While teaching at Harvard during the forties and fifties, Schlesinger continued to produce important works of history, including three volumes in a series on the presidency of Franklin Roosevelt. He was also active in national Democratic Party politics during those years, taking leaves from Harvard to advise Democratic presidential candidates in 1952, 1956, and 1960. This political participation earned him in an appointment as a special advisor to President John F. Kennedy, an opportunity for which Schlesinger resigned his Harvard professorship. His account of his years in the White House resulted in perhaps his best-known book, A Thousand Days: John F. Kennedy in the White House, which again brought Schlesinger a Pulitzer Prize.

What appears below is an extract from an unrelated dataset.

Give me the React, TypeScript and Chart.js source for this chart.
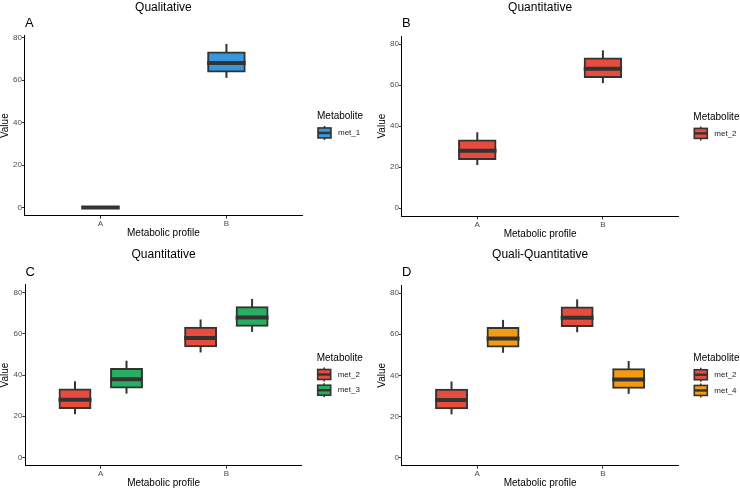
import React, { useEffect, useRef } from "react";
import { Chart, registerables } from "chart.js";

Chart.register(...registerables);

// ---------- data ----------
const CATEGORIES = ["A", "B"];
const Y_TICKS = [0, 20, 40, 60, 80];

// five-number summaries per category: [min, q1, median, q3, max]
const A_MET_1 = [
  [0, 0, 0, 0, 0],
  [61, 64, 68, 73, 77],
];
const B_MET_2 = [
  [21, 24, 28, 33, 37],
  [61, 64, 68, 73, 77],
];
const C_MET_2 = [
  [21, 24, 28, 33, 37],
  [51, 54, 58, 63, 67],
];
const C_MET_3 = [
  [31, 34, 38, 43, 47],
  [61, 64, 68, 73, 77],
];
const D_MET_2 = [
  [21, 24, 28, 33, 37],
  [61, 64, 68, 73, 77],
];
const D_MET_4 = [
  [51, 54, 58, 63, 67],
  [31, 34, 38, 43, 47],
];

const FONT = "'Liberation Sans', Arial, Helvetica, sans-serif";
const OUTLINE = "#333333";
const COLORS: Record<string, string> = {
  met_1: "#3498DB",
  met_2: "#E74C3C",
  met_3: "#27AE60",
  met_4: "#F39C12",
};

type Series = { name: string; stats: number[][] };
type Panel = {
  title: string;
  tag: string;
  yMin: number;
  yMax: number;
  series: Series[];
  box: { left: number; top: number; width: number; height: number };
  pad: { left: number; right: number; top: number; bottom: number };
  titleGap: number;
  tagGap: number;
};

const PANELS: Panel[] = [
  {
    title: "Qualitative",
    tag: "A",
    yMin: -3.85,
    yMax: 80.85,
    series: [{ name: "met_1", stats: A_MET_1 }],
    box: { left: 0, top: 0, width: 370, height: 245 },
    pad: { left: 0, right: 68, top: 2, bottom: 6.3 },
    titleGap: 3,
    tagGap: 5.7,
  },
  {
    title: "Quantitative",
    tag: "B",
    yMin: -4,
    yMax: 84,
    series: [{ name: "met_2", stats: B_MET_2 }],
    box: { left: 370, top: 0, width: 370, height: 245 },
    pad: { left: 7, right: 61.7, top: 2, bottom: 5.7 },
    titleGap: 3,
    tagGap: 6,
  },
  {
    title: "Quantitative",
    tag: "C",
    yMin: -4,
    yMax: 84,
    series: [
      { name: "met_2", stats: C_MET_2 },
      { name: "met_3", stats: C_MET_3 },
    ],
    box: { left: 0, top: 245, width: 370, height: 246 },
    pad: { left: 0.5, right: 68.3, top: 3.5, bottom: 2.3 },
    titleGap: 5,
    tagGap: 6,
  },
  {
    title: "Quali-Quantitative",
    tag: "D",
    yMin: -4,
    yMax: 84,
    series: [
      { name: "met_2", stats: D_MET_2 },
      { name: "met_4", stats: D_MET_4 },
    ],
    box: { left: 370, top: 245, width: 370, height: 246 },
    pad: { left: 7, right: 61.7, top: 3.5, bottom: 2.3 },
    titleGap: 5,
    tagGap: 6.5,
  },
];

// whiskers (under boxes) and medians (over boxes), positioned from the bar elements + y scale
const boxPlotPlugin = {
  id: "boxPlotParts",
  beforeDatasetsDraw(chart: any) {
    const ctx = chart.ctx;
    const y = chart.scales.y;
    chart.data.datasets.forEach((ds: any, d: number) => {
      const meta = chart.getDatasetMeta(d);
      meta.data.forEach((el: any, i: number) => {
        const s = ds.boxStats[i];
        if (s[4] === s[0]) return;
        ctx.save();
        ctx.strokeStyle = OUTLINE;
        ctx.lineWidth = 2;
        ctx.beginPath();
        ctx.moveTo(el.x, y.getPixelForValue(s[0]));
        ctx.lineTo(el.x, y.getPixelForValue(s[4]));
        ctx.stroke();
        ctx.restore();
      });
    });
  },
  afterDatasetsDraw(chart: any) {
    const ctx = chart.ctx;
    const y = chart.scales.y;
    chart.data.datasets.forEach((ds: any, d: number) => {
      const meta = chart.getDatasetMeta(d);
      meta.data.forEach((el: any, i: number) => {
        const s = ds.boxStats[i];
        const py = y.getPixelForValue(s[2]);
        ctx.save();
        ctx.strokeStyle = OUTLINE;
        ctx.lineWidth = 4;
        ctx.beginPath();
        ctx.moveTo(el.x - el.width / 2 - 1, py);
        ctx.lineTo(el.x + el.width / 2 + 1, py);
        ctx.stroke();
        ctx.restore();
      });
    });
  },
  afterDraw(chart: any) {
    const ctx = chart.ctx;
    const area = chart.chartArea;
    const ds = chart.data.datasets;
    const n = ds.length;
    const x0 = area.right + 15;
    const cy = (area.top + area.bottom) / 2;
    const span = 16.5 + (n - 1) * 15.7;
    const titleY = cy - 1 - span / 2;
    ctx.save();
    ctx.fillStyle = "#000";
    ctx.font = `10px ${FONT}`;
    ctx.textBaseline = "middle";
    ctx.textAlign = "left";
    ctx.fillText("Metabolite", x0, titleY);
    ds.forEach((d: any, i: number) => {
      const ky = titleY + 16.5 + i * 15.7;
      const kx = x0 + 1;
      const kw = 13;
      const kh = 10;
      // whisker stubs
      ctx.strokeStyle = OUTLINE;
      ctx.lineWidth = 1.5;
      ctx.beginPath();
      ctx.moveTo(kx + kw / 2, ky - kh / 2 - 2);
      ctx.lineTo(kx + kw / 2, ky + kh / 2 + 2);
      ctx.stroke();
      // box
      ctx.fillStyle = d.backgroundColor;
      ctx.fillRect(kx, ky - kh / 2, kw, kh);
      ctx.lineWidth = 1.6;
      ctx.strokeRect(kx, ky - kh / 2, kw, kh);
      // median
      ctx.lineWidth = 2.4;
      ctx.beginPath();
      ctx.moveTo(kx, ky);
      ctx.lineTo(kx + kw, ky);
      ctx.stroke();
      // label
      ctx.fillStyle = "#1a1a1a";
      ctx.font = `8px ${FONT}`;
      ctx.fillText(d.label, x0 + 21, ky);
    });
    ctx.restore();
  },
};

function PanelChart({ panel }: { panel: Panel }) {
  const ref = useRef<HTMLCanvasElement | null>(null);
  useEffect(() => {
    if (!ref.current) return;
    const grouped = panel.series.length > 1;
    const catPct = 0.82;
    const barPct = grouped ? 0.6 : 0.29 / 0.82;
    const datasets = panel.series.map((s) => ({
      label: s.name,
      data: s.stats.map((st, i) => ({ x: i + 1, y: [st[1], st[3]] })),
      boxStats: s.stats,
      backgroundColor: COLORS[s.name],
      borderColor: OUTLINE,
      borderWidth: 2,
      borderSkipped: false,
      inflateAmount: 1,
      categoryPercentage: catPct,
      barPercentage: barPct,
    }));
    const chart = new Chart(ref.current, {
      type: "bar",
      data: { datasets } as any,
      plugins: [boxPlotPlugin],
      options: {
        animation: false,
        responsive: false,
        maintainAspectRatio: false,
        events: [],
        layout: { padding: panel.pad },
        font: { family: FONT },
        plugins: {
          legend: { display: false },
          tooltip: { enabled: false },
          title: {
            display: true,
            text: panel.title,
            fullSize: false,
            align: "center",
            color: "#000",
            font: { family: FONT, size: 12, weight: "normal", lineHeight: 1 },
            padding: { top: 0, bottom: panel.titleGap },
          },
          subtitle: {
            display: true,
            text: panel.tag,
            fullSize: false,
            align: "start",
            color: "#000",
            font: { family: FONT, size: 13, weight: "normal", lineHeight: 1 },
            padding: { top: 0, bottom: panel.tagGap },
          },
        },
        scales: {
          x: {
            type: "linear",
            min: 0.4,
            max: 2.6,
            offset: false,
            afterBuildTicks: (scale: any) => {
              scale.ticks = CATEGORIES.map((_, i) => ({ value: i + 1 }));
            },
            ticks: {
              callback: (_v: any, i: number) => CATEGORIES[i],
              color: "#4D4D4D",
              font: { family: FONT, size: 8, lineHeight: 1 },
              padding: 1,
              maxRotation: 0,
              autoSkip: false,
            },
            grid: {
              display: true,
              offset: false,
              drawOnChartArea: false,
              drawTicks: true,
              tickLength: 3,
              color: OUTLINE,
            },
            border: { display: true, color: "#000", width: 1 },
            title: {
              display: true,
              text: "Metabolic profile",
              color: "#000",
              font: { family: FONT, size: 10, lineHeight: 1 },
              padding: { top: 0, bottom: 0 },
            },
          },
          y: {
            type: "linear",
            min: panel.yMin,
            max: panel.yMax,
            afterBuildTicks: (scale: any) => {
              scale.ticks = Y_TICKS.map((v) => ({ value: v }));
            },
            ticks: {
              color: "#4D4D4D",
              font: { family: FONT, size: 8, lineHeight: 1 },
              padding: 0,
            },
            grid: {
              display: true,
              drawOnChartArea: false,
              drawTicks: true,
              tickLength: 3,
              color: OUTLINE,
            },
            border: { display: true, color: "#000", width: 1 },
            title: {
              display: true,
              text: "Value",
              color: "#000",
              font: { family: FONT, size: 10, lineHeight: 1 },
              padding: { top: 0, bottom: 3 },
            },
          },
        },
      } as any,
    });
    return () => chart.destroy();
  }, [panel]);
  return (
    <canvas
      ref={ref}
      width={panel.box.width}
      height={panel.box.height}
      style={{
        position: "absolute",
        left: panel.box.left,
        top: panel.box.top,
        width: panel.box.width,
        height: panel.box.height,
      }}
    />
  );
}

export default function App() {
  return (
    <div
      style={{
        position: "absolute",
        left: 0,
        top: 0,
        width: 740,
        height: 491,
        background: "#ffffff",
        overflow: "hidden",
      }}
    >
      {PANELS.map((p) => (
        <PanelChart key={p.tag} panel={p} />
      ))}
    </div>
  );
}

Throughout his career as a historian, Schlesinger has been committed to the idea that Americans need to understand their history in order to ensure the continued success of the American experiment. “History is to the nation much as memory is to the individual,” Schlesinger says. “The individual who loses his memory doesn’t know where he came from or where he’s going and he becomes dislocated and disoriented. Similarly, a nation that forgets its history is disabled in dealing with the present and the future.” In his most recent book, The Disuniting of America, Schlesinger argues that Americans must focus on what brings them together. He warns against the “cult of ethnicity,” which has the potential to tear the nation apart, much as it has in other troubled regions of the world. “What holds us together is a common commitment to the processes laid down in the Constitution,” he says. “Part of the wisdom of the Constitution is its promise of equal rights for everybody; so even those people who are denied their full constitutional rights are provided with the means by which they can claim those rights.”

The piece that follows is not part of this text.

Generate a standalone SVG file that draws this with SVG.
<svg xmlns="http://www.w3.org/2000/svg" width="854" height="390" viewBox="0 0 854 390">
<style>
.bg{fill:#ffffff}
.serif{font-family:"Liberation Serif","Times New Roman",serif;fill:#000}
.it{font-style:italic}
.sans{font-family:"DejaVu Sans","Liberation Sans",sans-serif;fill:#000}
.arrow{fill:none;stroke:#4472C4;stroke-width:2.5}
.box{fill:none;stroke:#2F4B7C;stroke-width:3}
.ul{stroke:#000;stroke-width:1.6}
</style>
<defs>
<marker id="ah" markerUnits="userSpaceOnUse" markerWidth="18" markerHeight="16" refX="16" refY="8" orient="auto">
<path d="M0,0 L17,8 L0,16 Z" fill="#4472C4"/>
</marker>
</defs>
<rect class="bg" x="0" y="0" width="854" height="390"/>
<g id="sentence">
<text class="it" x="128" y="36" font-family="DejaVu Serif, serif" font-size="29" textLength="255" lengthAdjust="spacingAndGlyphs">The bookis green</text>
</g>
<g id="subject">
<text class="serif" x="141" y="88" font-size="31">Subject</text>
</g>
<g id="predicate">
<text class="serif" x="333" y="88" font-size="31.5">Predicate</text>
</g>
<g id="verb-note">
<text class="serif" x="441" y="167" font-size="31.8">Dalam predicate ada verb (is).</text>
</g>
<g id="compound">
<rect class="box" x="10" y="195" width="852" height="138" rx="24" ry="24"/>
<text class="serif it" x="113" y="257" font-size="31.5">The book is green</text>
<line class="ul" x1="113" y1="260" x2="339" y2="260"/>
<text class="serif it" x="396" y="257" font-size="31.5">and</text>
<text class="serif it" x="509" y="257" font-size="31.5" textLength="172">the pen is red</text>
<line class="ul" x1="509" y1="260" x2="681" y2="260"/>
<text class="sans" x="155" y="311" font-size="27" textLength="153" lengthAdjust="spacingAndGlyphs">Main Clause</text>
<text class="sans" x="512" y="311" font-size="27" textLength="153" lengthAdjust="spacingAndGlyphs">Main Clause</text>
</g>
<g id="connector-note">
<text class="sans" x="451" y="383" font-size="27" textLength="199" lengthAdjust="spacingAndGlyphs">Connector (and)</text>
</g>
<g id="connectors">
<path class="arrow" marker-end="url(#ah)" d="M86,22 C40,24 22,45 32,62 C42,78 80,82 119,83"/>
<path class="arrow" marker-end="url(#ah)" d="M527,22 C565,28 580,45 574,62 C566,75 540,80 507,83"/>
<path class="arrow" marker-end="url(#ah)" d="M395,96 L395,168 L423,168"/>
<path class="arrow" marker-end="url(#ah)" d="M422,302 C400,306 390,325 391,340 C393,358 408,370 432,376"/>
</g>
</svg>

After his years in the Kennedy White House, Schlesinger became the Albert Schweitzer Professor in the Humanities at the City University of New York. He taught in New York for the next three decades, retiring two years ago. He hopes to return to his series of books on FDR, picking up where he left off when the third volume appeared in 1960. “I only got up through 1936, the end of FDR’s first term,” Schlesinger points out. “I’ve got a good ways to go.”

Writing about Roosevelt’s additional three terms should manage to keep Schlesinger busy. Hopefully, it will also make him feel content with his contribution to our understanding of twentieth-century American political history. “I feel that I should have accomplished much more in these eighty years than I’ve done, there are more books I should have written,” Schlesinger notes ruefully. “The working title of my memoirs is Unfinished Business,” Schlesinger continues, with a laugh. At the age of eighty-one, Schlesinger has finally been persuaded to write his memoirs, a process he considers “a lot of fun.” “I only hope it’s as fascinating to other people as it is to me,” he says.

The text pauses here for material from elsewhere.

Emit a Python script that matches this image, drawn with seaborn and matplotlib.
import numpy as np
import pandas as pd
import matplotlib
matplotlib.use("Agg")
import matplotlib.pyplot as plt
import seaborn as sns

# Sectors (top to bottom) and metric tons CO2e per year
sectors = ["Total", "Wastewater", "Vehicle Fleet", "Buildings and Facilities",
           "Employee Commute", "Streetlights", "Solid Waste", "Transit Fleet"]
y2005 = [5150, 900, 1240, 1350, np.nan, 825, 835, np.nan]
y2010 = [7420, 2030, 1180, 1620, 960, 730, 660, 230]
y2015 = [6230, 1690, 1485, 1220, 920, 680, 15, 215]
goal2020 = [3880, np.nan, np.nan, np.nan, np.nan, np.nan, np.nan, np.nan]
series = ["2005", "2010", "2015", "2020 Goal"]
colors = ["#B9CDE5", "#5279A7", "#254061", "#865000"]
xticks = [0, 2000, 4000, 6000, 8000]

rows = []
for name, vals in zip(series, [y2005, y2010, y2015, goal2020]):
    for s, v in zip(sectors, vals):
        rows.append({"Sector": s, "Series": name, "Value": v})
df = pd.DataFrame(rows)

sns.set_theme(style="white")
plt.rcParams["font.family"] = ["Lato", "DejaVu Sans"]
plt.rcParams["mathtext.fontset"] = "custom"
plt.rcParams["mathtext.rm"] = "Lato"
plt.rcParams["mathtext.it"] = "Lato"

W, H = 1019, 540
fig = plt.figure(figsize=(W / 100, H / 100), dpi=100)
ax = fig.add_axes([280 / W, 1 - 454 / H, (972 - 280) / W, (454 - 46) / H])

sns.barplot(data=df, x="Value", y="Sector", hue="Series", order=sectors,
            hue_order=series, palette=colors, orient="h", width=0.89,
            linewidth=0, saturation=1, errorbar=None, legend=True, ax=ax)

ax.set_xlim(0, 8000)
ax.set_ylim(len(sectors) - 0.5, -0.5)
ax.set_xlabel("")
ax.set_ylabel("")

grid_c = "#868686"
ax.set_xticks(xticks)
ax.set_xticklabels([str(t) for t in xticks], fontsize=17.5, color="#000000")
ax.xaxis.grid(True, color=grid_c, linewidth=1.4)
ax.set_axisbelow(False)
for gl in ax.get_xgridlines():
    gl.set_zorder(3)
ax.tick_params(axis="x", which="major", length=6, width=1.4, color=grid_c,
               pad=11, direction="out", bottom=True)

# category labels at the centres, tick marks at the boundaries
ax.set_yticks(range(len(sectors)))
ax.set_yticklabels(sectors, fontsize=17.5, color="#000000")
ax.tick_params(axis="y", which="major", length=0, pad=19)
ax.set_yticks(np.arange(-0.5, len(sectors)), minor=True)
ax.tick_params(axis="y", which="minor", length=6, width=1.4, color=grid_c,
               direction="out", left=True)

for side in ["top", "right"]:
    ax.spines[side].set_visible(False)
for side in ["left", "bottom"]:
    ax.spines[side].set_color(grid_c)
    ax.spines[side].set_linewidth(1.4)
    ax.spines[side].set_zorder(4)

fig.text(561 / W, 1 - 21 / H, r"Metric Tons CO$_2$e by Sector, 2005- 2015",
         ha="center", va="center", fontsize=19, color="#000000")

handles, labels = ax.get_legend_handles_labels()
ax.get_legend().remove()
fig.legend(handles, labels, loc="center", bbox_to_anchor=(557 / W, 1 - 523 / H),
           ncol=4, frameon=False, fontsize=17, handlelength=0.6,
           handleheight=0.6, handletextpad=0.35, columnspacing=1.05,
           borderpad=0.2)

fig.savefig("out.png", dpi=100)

Though Schlesinger is characteristically self-deprecating about his career, historian Alan Brinkley wrote that Arthur Schlesinger is one of the most important voices in the historical profession, “not simply because he possesses a literary grace that few American scholars can match,” but also because “he is willing to argue that the search for an understanding of the past is not simply an aesthetic exercise but a path to the understanding of our own time.”

By Sara E. Wilson

About the National Humanities Medal

The National Humanities Medal, inaugurated in 1997, honors individuals or groups whose work has deepened the nation's understanding of the humanities and broadened our citizens' engagement with history, literature, languages, philosophy, and other humanities subjects. Up to 12 medals can be awarded each year.